I tend to reflect more kindly upon water hazards than the majority of “woke” golfers. That said, the few ponds at Deere Run are among the most tacked-on that I’ve ever seen. It seemed ironic that I began No. 2 with a spectacular vista of the Rocky River, and ended with a greenside bathtub seemingly dug by the John Deere variant of the Bobcat mini-earthmover. The tractor on an island off the left of green No. 18 seemed almost as natural to the landscape as the pond it was sitting upon. It’s only fair that I recommend a replacement hazard since I’m complaining so vehemently: If Nos. 2, 10 and 18 featured shortgrass falloffs akin to the holes praised a few paragraphs ago, I’d celebrate them accordingly (as a note in case you suspect bias: I didn’t lose any balls to water).
I did lose several balls to the dense rough, but I take no issue with the cut. The fairways themselves are plenty wide for a reasonable drive. My playing partner, a local, suggested the dense turf was maintained at similar weight throughout the year. Wearing a Dubsdread shirt, he claimed Deere Run featured the thickest he’d ever played. Its thiccness fell somewhere between Cardi B and Megan Thee Stallion and, if I interpret the subtext of Ms. B’s “WAP” verse correctly, it will swallow Titleists in a similarly emphatic fashion.
I’m not sure I enjoyed TPC Deere Run as much as previous reviewers, but I certainly won’t write it off. At less than $75 for a Sunday round during the Summer, it’s perhaps the best opportunity for the meager traveler to play a PGA host, or a TPC representative.
Is the course actually a cut above (lawnmower joke) other TPC chapters? I’ll report back.

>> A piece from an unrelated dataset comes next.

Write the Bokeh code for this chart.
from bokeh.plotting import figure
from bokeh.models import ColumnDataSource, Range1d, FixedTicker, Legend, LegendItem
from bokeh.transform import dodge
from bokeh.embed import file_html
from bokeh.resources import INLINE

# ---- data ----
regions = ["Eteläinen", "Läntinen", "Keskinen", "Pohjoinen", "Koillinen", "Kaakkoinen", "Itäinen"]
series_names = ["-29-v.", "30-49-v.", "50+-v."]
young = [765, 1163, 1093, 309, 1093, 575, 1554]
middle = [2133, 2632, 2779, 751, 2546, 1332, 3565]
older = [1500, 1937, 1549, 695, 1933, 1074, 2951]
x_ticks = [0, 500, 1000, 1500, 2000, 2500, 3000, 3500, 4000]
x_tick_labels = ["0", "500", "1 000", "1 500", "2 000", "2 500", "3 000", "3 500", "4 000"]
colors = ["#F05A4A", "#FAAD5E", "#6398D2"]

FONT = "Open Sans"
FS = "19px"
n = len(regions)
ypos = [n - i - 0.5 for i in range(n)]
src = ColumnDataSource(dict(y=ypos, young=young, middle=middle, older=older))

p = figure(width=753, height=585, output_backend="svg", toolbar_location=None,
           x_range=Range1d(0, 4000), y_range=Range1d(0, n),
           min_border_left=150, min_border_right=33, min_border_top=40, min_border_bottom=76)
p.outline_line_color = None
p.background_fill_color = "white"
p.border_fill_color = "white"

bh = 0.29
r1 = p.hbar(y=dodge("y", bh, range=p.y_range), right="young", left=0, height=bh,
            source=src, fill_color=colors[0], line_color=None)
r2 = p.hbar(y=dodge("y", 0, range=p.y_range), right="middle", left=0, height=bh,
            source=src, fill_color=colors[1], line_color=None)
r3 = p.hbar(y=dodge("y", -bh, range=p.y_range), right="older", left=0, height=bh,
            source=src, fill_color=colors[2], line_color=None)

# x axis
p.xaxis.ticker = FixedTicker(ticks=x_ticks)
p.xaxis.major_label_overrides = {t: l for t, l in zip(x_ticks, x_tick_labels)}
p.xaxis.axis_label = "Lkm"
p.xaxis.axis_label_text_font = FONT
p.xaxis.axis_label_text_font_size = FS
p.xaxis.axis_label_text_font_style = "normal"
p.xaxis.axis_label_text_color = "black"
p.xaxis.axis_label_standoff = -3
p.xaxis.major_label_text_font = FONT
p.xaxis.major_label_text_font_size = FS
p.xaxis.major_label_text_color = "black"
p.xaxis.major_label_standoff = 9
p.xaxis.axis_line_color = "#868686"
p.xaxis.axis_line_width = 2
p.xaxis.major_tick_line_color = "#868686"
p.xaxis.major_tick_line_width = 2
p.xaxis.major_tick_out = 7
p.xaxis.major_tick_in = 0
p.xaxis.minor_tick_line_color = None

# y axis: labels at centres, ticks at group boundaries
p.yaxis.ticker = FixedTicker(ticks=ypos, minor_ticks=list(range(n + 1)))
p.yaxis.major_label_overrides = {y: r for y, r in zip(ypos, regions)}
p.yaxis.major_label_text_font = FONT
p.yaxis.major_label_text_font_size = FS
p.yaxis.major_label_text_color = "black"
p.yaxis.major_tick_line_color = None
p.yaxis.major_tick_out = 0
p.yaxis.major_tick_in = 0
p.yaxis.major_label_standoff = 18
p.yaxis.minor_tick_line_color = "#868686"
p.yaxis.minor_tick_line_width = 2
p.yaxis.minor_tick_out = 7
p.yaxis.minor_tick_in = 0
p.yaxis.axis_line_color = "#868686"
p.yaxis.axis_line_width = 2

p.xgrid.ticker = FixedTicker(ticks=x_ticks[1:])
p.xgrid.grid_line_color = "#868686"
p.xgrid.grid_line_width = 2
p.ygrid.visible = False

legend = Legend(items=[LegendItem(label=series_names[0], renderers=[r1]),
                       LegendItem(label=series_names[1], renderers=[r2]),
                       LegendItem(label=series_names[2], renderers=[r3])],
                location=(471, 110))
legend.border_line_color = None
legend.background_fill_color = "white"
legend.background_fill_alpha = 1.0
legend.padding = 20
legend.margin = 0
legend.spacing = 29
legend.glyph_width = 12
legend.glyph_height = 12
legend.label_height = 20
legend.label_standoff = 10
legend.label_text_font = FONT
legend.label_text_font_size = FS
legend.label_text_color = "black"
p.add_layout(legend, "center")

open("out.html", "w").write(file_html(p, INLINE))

This review is rated at *least* PG-13.
Ryan - I want you to park that big John Deere lawnmower… & then bring a bucket & a mop to wipe up my tears. I could go on, but you get the picture - very upset you beat me to using a WAP analogy in a golf course review.

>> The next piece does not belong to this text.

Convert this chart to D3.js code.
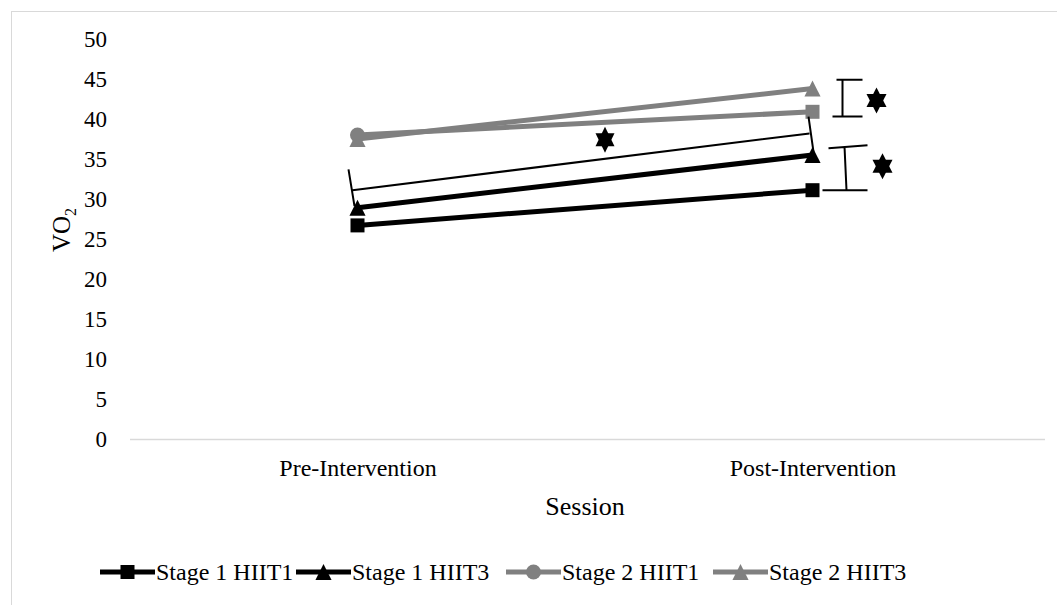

On a positive note, just $75 for your green fee - that’s brilliant - best bang for a buck you’ve ever had?
BB, while Deere Run is a nice opportunity to play-where-the-pros-play, municipals almost always offer the best bang in the States. Although I'd prefer the handful of Donald Rosses that remain in The Man's hands (Manakiki, Shennecossett, Triggs Memorial, George Wright off the top of my head), it's tough to argue that the rate New Yorkers pay for Bethpage Black is unbeatable for what usually appears on World Top 100 courses.
Also, you guys are blowing my cover. At this rate, there will never be a "Hot Girl Summer" reference in subsequent reviews.
Great venue in Quad Cities with huge appeal. Sweeping elevation changes, beautiful setting and perfect conditions. With five different tees to choose from the TPC Deere Run can be an enjoyable experience for all ranges of golfers.
The strength of the course is in the par fours which comprise the toughest handicap holes. Each has a different challenge to overcome from tough driving hole to difficulty on approach shots. All four par threes are strong with shot making being the priority instead of length.
TPC Deere Run is a blast to play. It boggles my mind how low the pros shoot here as I always seem to have trouble. There really are not any weak holes here. Some of the most memorable play right along the rock River.
I've played TPC Deere run a number of times. I live in southern Illinois (St Louis Metro East) so its not a far drive. There is a reason I've traveled up to the quad cities several times to play it. It's simply a great golf course. The scenery, conditioning, layout, and entire piece of property is fantastic. Along with Wild Horse in NE, I find this to be one of the best values in golf. I've never paid more than 100 bucks to play it, and its always been immaculate. We even played it one year the week prior to the John Deere classic. All the grandstands were up and it was kind of a fun experience for us. The finishing 3 or 4 holes are all great. The views of the river on the front and back are perfect for showcasing the beauty of the Midwest. I've played 5 TPC courses and this is my favorite. I hope if you've ever thought about this trip, you pull the trigger. You won't be disappointed.
I only have great things to say about Deere Run. In terms of routing, bunkering, conditioning, and scenery, it’s a world-class golf course. It’s more of a typical modern course, so the green complexes are not for the most part anything unique or spectacular like a Mike Strantz course for example, but D.A. Weibring and his team really built a fantastic golf course overlooking the Rock River.
The best and most memorable parts of the course are #1-#5 as well as #14-#17, almost all of which overlook the river in some fashion. The opener is a tight dogleg left par four with bunkers galore, but #2 is where the course really gets going on a downhill par five that temps the player to attack either the well-protected green or a narrow layup area. #3 is my favorite par three on the course – it’s up a massive slope to a semi-blind green sloping away on nearly all sides, which is not the type of par three usually seen on modern courses. #4 is a spectacular long dogleg right par four with a tree bisecting the fairway, and the stretch finishes with the medium-length par four #5 which plays to a green which heavily slopes from back left to front right.
The course meanders away from the river views, but manages to stay interesting – there isn’t a weak hole on the golf course, really – until it reaches #14, a devilish short downhill par four that tempts the user to attack the green when the smart play is to lay up. #15 is an uphill par four that plays more difficult due to swirling winds coming from the river. #16 speaks for itself as the signature hole of the course, a short par three overlooking the river, as seen on TV at the John Deere Classic. #17 is a great par five: super narrow tee shot, reachable in two shots, all sorts of options when it comes to attacking the green or laying up depending on where the pin is. #18 is a strong par four, but it feels very plain after the previous four holes.
This course is a great asset to the Quad Cities area and in my opinion is one of the better public access courses in the Midwest. While the course gets plenty of publicity due to its being a PGA Tour host, it still feels overlooked or underrated. It’s a very enjoyable course to play and is well worth the trip.